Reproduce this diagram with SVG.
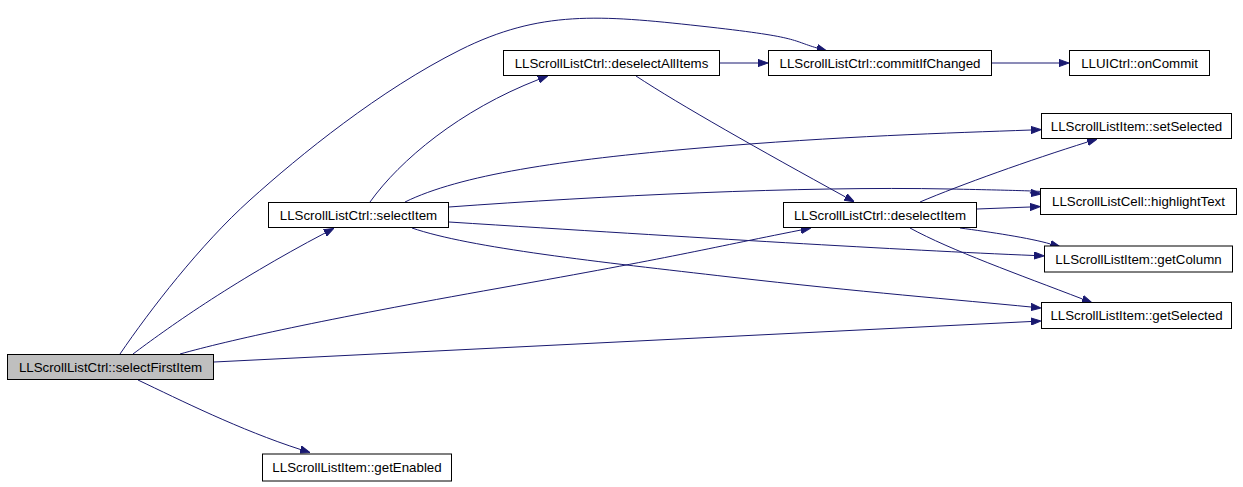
<svg xmlns="http://www.w3.org/2000/svg" width="1243" height="487" viewBox="0 0 1243 487">
<defs>
<style>
.node rect{fill:#ffffff;stroke:#000000;stroke-width:1}
.node.root rect{fill:#bfbfbf}
.node text{font-family:"Liberation Sans",Arial,Helvetica,sans-serif;font-size:13.3px;fill:#000000;text-anchor:middle}
.edge{fill:none;stroke:#191970;stroke-width:1;marker-end:url(#arrow)}
</style>
<marker id="arrow" viewBox="0 -4 10 8" refX="0" refY="0" markerWidth="10" markerHeight="8" markerUnits="userSpaceOnUse" orient="auto">
<path d="M0,-3.6 L10,0 L0,3.6 Z" fill="#191970" stroke="#191970" stroke-width="1"/>
</marker>
</defs>
<rect width="1243" height="487" fill="#ffffff"/>
<g id="edges">
<path class="edge" d="M120,354 C150,310 200,245 250,200 S380,90 460,50 S600,15 700,26 S790,40 817,48"/>
<path class="edge" d="M133,354 C165,330 230,283 325,233"/>
<path class="edge" d="M180,354 C230,340 320,320 500,288 S700,250 801,230"/>
<path class="edge" d="M214,362 L1031,321.5"/>
<path class="edge" d="M138,380 C180,400 240,430 300.5,449.5"/>
<path class="edge" d="M370,202 C400,160 460,110 538.5,79.5"/>
<path class="edge" d="M405,202 C460,175 560,160 700,148 S950,133 1031,130"/>
<path class="edge" d="M449,207 C600,196 800,186 950,189 S1020,192 1031,193"/>
<path class="edge" d="M449,222 C700,238 900,250 1034,255.5"/>
<path class="edge" d="M412,228 C470,248 600,262 730,277 S960,300 1031,307"/>
<path class="edge" d="M720,63 L758,63"/>
<path class="edge" d="M636,76 C680,105 760,150 845.5,197"/>
<path class="edge" d="M992,63 L1059,63"/>
<path class="edge" d="M920,202 C960,185 1030,160 1087.5,142"/>
<path class="edge" d="M977,209 L1030,207"/>
<path class="edge" d="M960,228 C990,232 1030,238 1050.5,244"/>
<path class="edge" d="M910,228 C950,250 1020,275 1082.5,299"/>
</g>
<g id="selectFirstItem" class="node root"><rect x="7.5" y="354.5" width="206" height="25"/><text x="110.5" y="371.5">LLScrollListCtrl::selectFirstItem</text></g>
<g id="selectItem" class="node"><rect x="268.5" y="202.5" width="180" height="25"/><text x="358.5" y="219.5">LLScrollListCtrl::selectItem</text></g>
<g id="deselectAllItems" class="node"><rect x="503.5" y="50.5" width="216" height="25"/><text x="611.5" y="67.5">LLScrollListCtrl::deselectAllItems</text></g>
<g id="commitIfChanged" class="node"><rect x="768.5" y="50.5" width="223" height="25"/><text x="880" y="67.5">LLScrollListCtrl::commitIfChanged</text></g>
<g id="onCommit" class="node"><rect x="1069.5" y="50.5" width="140" height="25"/><text x="1139.5" y="67.5">LLUICtrl::onCommit</text></g>
<g id="deselectItem" class="node"><rect x="783.5" y="202.5" width="193" height="25"/><text x="880" y="219.5">LLScrollListCtrl::deselectItem</text></g>
<g id="setSelected" class="node"><rect x="1041.5" y="113.5" width="190" height="25"/><text x="1136.5" y="130.5">LLScrollListItem::setSelected</text></g>
<g id="highlightText" class="node"><rect x="1040.5" y="188.5" width="196" height="26"/><text x="1138.5" y="206">LLScrollListCell::highlightText</text></g>
<g id="getColumn" class="node"><rect x="1044.5" y="246" width="188" height="26"/><text x="1138.5" y="263.5">LLScrollListItem::getColumn</text></g>
<g id="getSelected" class="node"><rect x="1041.5" y="302.5" width="190" height="26"/><text x="1136.5" y="320">LLScrollListItem::getSelected</text></g>
<g id="getEnabled" class="node"><rect x="262.5" y="454" width="189" height="27"/><text x="357" y="472">LLScrollListItem::getEnabled</text></g>
</svg>
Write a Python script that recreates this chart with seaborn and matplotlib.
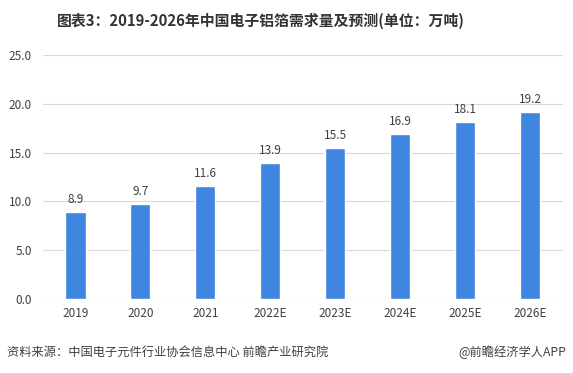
import matplotlib
matplotlib.use("Agg")
import matplotlib.pyplot as plt
import seaborn as sns
import pandas as pd

categories = ["2019", "2020", "2021", "2022E", "2023E", "2024E", "2025E", "2026E"]
values = [8.9, 9.7, 11.6, 13.9, 15.5, 16.9, 18.1, 19.2]
yticks = [0, 5, 10, 15, 20, 25]

sns.set_theme(style="white")
plt.rcParams['font.family'] = ['Noto Sans CJK SC', 'DejaVu Sans']

df = pd.DataFrame({"year": categories, "value": values})

fig = plt.figure(figsize=(5.73, 3.73), dpi=100)
ax = fig.add_axes([0.075, 0.198, 0.907, 0.655])
sns.barplot(data=df, x="year", y="value", color="#3F86E0", width=0.31, saturation=1, ax=ax)

ax.set_ylim(0, 25)
ax.set_yticks(yticks)
ax.set_yticklabels([f"{t:.1f}" for t in yticks], fontsize=8.5, color="#404040")
ax.tick_params(axis='x', labelsize=8.5, colors="#404040", length=0, pad=6)
ax.tick_params(axis='y', length=0, pad=8)
ax.yaxis.grid(True, color="#D9D9D9", linewidth=0.8)
ax.set_axisbelow(True)
for s in ax.spines.values():
    s.set_visible(False)
ax.set_xlabel("")
ax.set_ylabel("")

for i, v in enumerate(values):
    ax.text(i, v + 0.6, f"{v:.1f}", ha="center", va="bottom", fontsize=8.5, color="#404040")

fig.text(0.456, 0.945, "图表3：2019-2026年中国电子铝箔需求量及预测(单位：万吨)", ha="center", va="center",
         fontsize=10.7, fontweight="bold", color="#333333")
fig.text(0.012, 0.056, "资料来源：中国电子元件行业协会信息中心 前瞻产业研究院", ha="left", va="center",
         fontsize=8.8, color="#404040")
fig.text(0.988, 0.056, "@前瞻经济学人APP", ha="right", va="center", fontsize=8.8, color="#404040")

fig.savefig("out.png", dpi=100)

● OBJECTIVE
Copy all the lines of data exactly as they appear, dropping any images.

● REPLY
Reproduce this diagram with SVG.
<svg xmlns="http://www.w3.org/2000/svg" width="1243" height="487" viewBox="0 0 1243 487">
<defs>
<style>
.node rect{fill:#ffffff;stroke:#000000;stroke-width:1}
.node.root rect{fill:#bfbfbf}
.node text{font-family:"Liberation Sans",Arial,Helvetica,sans-serif;font-size:13.3px;fill:#000000;text-anchor:middle}
.edge{fill:none;stroke:#191970;stroke-width:1;marker-end:url(#arrow)}
</style>
<marker id="arrow" viewBox="0 -4 10 8" refX="0" refY="0" markerWidth="10" markerHeight="8" markerUnits="userSpaceOnUse" orient="auto">
<path d="M0,-3.6 L10,0 L0,3.6 Z" fill="#191970" stroke="#191970" stroke-width="1"/>
</marker>
</defs>
<rect width="1243" height="487" fill="#ffffff"/>
<g id="edges">
<path class="edge" d="M120,354 C150,310 200,245 250,200 S380,90 460,50 S600,15 700,26 S790,40 817,48"/>
<path class="edge" d="M133,354 C165,330 230,283 325,233"/>
<path class="edge" d="M180,354 C230,340 320,320 500,288 S700,250 801,230"/>
<path class="edge" d="M214,362 L1031,321.5"/>
<path class="edge" d="M138,380 C180,400 240,430 300.5,449.5"/>
<path class="edge" d="M370,202 C400,160 460,110 538.5,79.5"/>
<path class="edge" d="M405,202 C460,175 560,160 700,148 S950,133 1031,130"/>
<path class="edge" d="M449,207 C600,196 800,186 950,189 S1020,192 1031,193"/>
<path class="edge" d="M449,222 C700,238 900,250 1034,255.5"/>
<path class="edge" d="M412,228 C470,248 600,262 730,277 S960,300 1031,307"/>
<path class="edge" d="M720,63 L758,63"/>
<path class="edge" d="M636,76 C680,105 760,150 845.5,197"/>
<path class="edge" d="M992,63 L1059,63"/>
<path class="edge" d="M920,202 C960,185 1030,160 1087.5,142"/>
<path class="edge" d="M977,209 L1030,207"/>
<path class="edge" d="M960,228 C990,232 1030,238 1050.5,244"/>
<path class="edge" d="M910,228 C950,250 1020,275 1082.5,299"/>
</g>
<g id="selectFirstItem" class="node root"><rect x="7.5" y="354.5" width="206" height="25"/><text x="110.5" y="371.5">LLScrollListCtrl::selectFirstItem</text></g>
<g id="selectItem" class="node"><rect x="268.5" y="202.5" width="180" height="25"/><text x="358.5" y="219.5">LLScrollListCtrl::selectItem</text></g>
<g id="deselectAllItems" class="node"><rect x="503.5" y="50.5" width="216" height="25"/><text x="611.5" y="67.5">LLScrollListCtrl::deselectAllItems</text></g>
<g id="commitIfChanged" class="node"><rect x="768.5" y="50.5" width="223" height="25"/><text x="880" y="67.5">LLScrollListCtrl::commitIfChanged</text></g>
<g id="onCommit" class="node"><rect x="1069.5" y="50.5" width="140" height="25"/><text x="1139.5" y="67.5">LLUICtrl::onCommit</text></g>
<g id="deselectItem" class="node"><rect x="783.5" y="202.5" width="193" height="25"/><text x="880" y="219.5">LLScrollListCtrl::deselectItem</text></g>
<g id="setSelected" class="node"><rect x="1041.5" y="113.5" width="190" height="25"/><text x="1136.5" y="130.5">LLScrollListItem::setSelected</text></g>
<g id="highlightText" class="node"><rect x="1040.5" y="188.5" width="196" height="26"/><text x="1138.5" y="206">LLScrollListCell::highlightText</text></g>
<g id="getColumn" class="node"><rect x="1044.5" y="246" width="188" height="26"/><text x="1138.5" y="263.5">LLScrollListItem::getColumn</text></g>
<g id="getSelected" class="node"><rect x="1041.5" y="302.5" width="190" height="26"/><text x="1136.5" y="320">LLScrollListItem::getSelected</text></g>
<g id="getEnabled" class="node"><rect x="262.5" y="454" width="189" height="27"/><text x="357" y="472">LLScrollListItem::getEnabled</text></g>
</svg>
Write a Python script that recreates this chart with seaborn and matplotlib.
import matplotlib
matplotlib.use("Agg")
import matplotlib.pyplot as plt
import seaborn as sns
import pandas as pd

categories = ["2019", "2020", "2021", "2022E", "2023E", "2024E", "2025E", "2026E"]
values = [8.9, 9.7, 11.6, 13.9, 15.5, 16.9, 18.1, 19.2]
yticks = [0, 5, 10, 15, 20, 25]

sns.set_theme(style="white")
plt.rcParams['font.family'] = ['Noto Sans CJK SC', 'DejaVu Sans']

df = pd.DataFrame({"year": categories, "value": values})

fig = plt.figure(figsize=(5.73, 3.73), dpi=100)
ax = fig.add_axes([0.075, 0.198, 0.907, 0.655])
sns.barplot(data=df, x="year", y="value", color="#3F86E0", width=0.31, saturation=1, ax=ax)

ax.set_ylim(0, 25)
ax.set_yticks(yticks)
ax.set_yticklabels([f"{t:.1f}" for t in yticks], fontsize=8.5, color="#404040")
ax.tick_params(axis='x', labelsize=8.5, colors="#404040", length=0, pad=6)
ax.tick_params(axis='y', length=0, pad=8)
ax.yaxis.grid(True, color="#D9D9D9", linewidth=0.8)
ax.set_axisbelow(True)
for s in ax.spines.values():
    s.set_visible(False)
ax.set_xlabel("")
ax.set_ylabel("")

for i, v in enumerate(values):
    ax.text(i, v + 0.6, f"{v:.1f}", ha="center", va="bottom", fontsize=8.5, color="#404040")

fig.text(0.456, 0.945, "图表3：2019-2026年中国电子铝箔需求量及预测(单位：万吨)", ha="center", va="center",
         fontsize=10.7, fontweight="bold", color="#333333")
fig.text(0.012, 0.056, "资料来源：中国电子元件行业协会信息中心 前瞻产业研究院", ha="left", va="center",
         fontsize=8.8, color="#404040")
fig.text(0.988, 0.056, "@前瞻经济学人APP", ha="right", va="center", fontsize=8.8, color="#404040")

fig.savefig("out.png", dpi=100)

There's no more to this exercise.